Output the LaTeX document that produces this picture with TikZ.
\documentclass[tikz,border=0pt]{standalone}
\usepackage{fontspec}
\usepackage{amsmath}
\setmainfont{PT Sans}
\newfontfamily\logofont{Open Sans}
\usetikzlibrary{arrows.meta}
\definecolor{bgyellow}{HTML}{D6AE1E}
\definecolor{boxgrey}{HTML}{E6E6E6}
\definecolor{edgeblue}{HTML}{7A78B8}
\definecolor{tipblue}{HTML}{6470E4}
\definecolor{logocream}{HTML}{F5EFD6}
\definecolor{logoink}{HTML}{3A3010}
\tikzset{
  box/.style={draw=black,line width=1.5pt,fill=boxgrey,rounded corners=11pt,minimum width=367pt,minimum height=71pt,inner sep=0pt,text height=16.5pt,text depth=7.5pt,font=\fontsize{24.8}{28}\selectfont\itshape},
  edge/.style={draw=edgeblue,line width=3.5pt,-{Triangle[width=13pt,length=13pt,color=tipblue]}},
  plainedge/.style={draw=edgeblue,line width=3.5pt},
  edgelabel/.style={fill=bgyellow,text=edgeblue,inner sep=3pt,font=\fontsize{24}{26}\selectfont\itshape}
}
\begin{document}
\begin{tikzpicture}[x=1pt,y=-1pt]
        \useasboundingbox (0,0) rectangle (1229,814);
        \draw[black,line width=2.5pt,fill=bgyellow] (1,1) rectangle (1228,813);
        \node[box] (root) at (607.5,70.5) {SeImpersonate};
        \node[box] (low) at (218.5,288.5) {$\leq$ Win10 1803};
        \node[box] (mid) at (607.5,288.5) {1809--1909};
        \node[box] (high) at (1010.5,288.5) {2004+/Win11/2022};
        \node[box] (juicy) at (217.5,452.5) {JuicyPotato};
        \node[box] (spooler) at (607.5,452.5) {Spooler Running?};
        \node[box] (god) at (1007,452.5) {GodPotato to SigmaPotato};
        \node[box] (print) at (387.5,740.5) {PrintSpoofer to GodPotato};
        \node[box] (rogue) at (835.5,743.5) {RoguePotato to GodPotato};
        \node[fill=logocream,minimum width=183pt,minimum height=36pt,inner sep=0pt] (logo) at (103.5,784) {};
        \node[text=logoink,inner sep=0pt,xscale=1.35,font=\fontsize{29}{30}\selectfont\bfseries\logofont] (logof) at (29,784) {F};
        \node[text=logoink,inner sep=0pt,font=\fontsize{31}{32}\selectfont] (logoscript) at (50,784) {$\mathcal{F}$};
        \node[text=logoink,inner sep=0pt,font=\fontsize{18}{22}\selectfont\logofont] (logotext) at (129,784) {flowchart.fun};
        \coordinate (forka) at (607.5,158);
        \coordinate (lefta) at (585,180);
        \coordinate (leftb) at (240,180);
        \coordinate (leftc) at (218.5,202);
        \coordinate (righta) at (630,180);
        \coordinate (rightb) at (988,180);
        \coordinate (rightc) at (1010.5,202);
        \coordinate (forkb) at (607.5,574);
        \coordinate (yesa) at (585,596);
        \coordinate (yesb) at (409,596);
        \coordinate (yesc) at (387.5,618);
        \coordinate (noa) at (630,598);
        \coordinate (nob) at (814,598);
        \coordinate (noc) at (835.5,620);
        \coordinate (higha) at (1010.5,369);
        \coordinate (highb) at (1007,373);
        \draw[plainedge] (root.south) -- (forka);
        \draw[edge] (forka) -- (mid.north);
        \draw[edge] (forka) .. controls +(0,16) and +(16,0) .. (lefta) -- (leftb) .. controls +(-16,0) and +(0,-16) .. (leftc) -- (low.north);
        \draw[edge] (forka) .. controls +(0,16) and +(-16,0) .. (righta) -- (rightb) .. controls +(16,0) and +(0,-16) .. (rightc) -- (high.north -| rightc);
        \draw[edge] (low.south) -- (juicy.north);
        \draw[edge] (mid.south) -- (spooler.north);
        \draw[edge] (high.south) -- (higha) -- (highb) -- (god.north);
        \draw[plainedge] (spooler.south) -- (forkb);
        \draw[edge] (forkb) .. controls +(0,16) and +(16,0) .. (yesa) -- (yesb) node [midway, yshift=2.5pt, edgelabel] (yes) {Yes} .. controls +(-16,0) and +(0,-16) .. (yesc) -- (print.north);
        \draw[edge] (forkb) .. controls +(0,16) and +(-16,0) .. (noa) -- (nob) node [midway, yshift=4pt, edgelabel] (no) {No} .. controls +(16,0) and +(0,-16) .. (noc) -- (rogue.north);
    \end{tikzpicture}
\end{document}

---

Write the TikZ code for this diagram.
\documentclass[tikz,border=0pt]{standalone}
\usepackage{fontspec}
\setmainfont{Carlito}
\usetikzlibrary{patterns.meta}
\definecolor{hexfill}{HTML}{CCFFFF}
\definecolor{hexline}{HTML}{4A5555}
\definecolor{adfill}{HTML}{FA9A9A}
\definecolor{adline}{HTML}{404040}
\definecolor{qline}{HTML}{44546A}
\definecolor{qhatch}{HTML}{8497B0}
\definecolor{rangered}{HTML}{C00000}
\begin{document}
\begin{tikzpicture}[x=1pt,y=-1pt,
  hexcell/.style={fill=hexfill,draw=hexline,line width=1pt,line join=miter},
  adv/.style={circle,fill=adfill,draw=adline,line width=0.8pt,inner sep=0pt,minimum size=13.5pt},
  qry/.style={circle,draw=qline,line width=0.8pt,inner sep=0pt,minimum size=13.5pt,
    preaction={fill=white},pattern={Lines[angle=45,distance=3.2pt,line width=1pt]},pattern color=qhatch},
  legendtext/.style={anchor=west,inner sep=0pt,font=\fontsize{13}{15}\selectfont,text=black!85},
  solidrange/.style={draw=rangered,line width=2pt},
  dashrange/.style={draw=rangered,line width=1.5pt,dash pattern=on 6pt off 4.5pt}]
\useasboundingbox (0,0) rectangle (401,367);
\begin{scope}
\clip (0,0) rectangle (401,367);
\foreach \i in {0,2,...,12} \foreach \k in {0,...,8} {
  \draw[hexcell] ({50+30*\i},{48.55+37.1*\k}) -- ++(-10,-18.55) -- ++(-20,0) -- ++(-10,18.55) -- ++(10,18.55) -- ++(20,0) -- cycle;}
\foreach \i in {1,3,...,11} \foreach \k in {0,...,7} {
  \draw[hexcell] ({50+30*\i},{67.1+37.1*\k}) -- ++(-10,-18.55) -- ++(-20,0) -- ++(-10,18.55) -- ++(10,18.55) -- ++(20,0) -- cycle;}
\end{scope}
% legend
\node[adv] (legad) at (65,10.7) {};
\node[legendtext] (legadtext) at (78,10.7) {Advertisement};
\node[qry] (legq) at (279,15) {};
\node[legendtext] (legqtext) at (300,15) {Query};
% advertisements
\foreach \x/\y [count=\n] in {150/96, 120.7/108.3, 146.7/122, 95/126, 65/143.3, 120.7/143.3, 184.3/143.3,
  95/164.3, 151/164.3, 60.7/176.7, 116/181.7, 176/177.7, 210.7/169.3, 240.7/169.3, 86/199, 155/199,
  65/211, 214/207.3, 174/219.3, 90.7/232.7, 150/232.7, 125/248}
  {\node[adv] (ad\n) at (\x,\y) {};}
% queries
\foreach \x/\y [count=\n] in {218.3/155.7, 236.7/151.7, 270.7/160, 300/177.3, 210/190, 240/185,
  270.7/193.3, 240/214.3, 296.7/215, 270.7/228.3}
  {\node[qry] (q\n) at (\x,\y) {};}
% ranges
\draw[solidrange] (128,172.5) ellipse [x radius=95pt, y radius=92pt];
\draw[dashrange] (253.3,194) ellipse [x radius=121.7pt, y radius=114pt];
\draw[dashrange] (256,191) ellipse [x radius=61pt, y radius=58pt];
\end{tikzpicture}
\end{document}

- [REQUIRED TASK]: Identify the lines in the records above that contain the word "this", then state how many there are and nothing more.

- [RESULT OF THE EXERCISE]: 2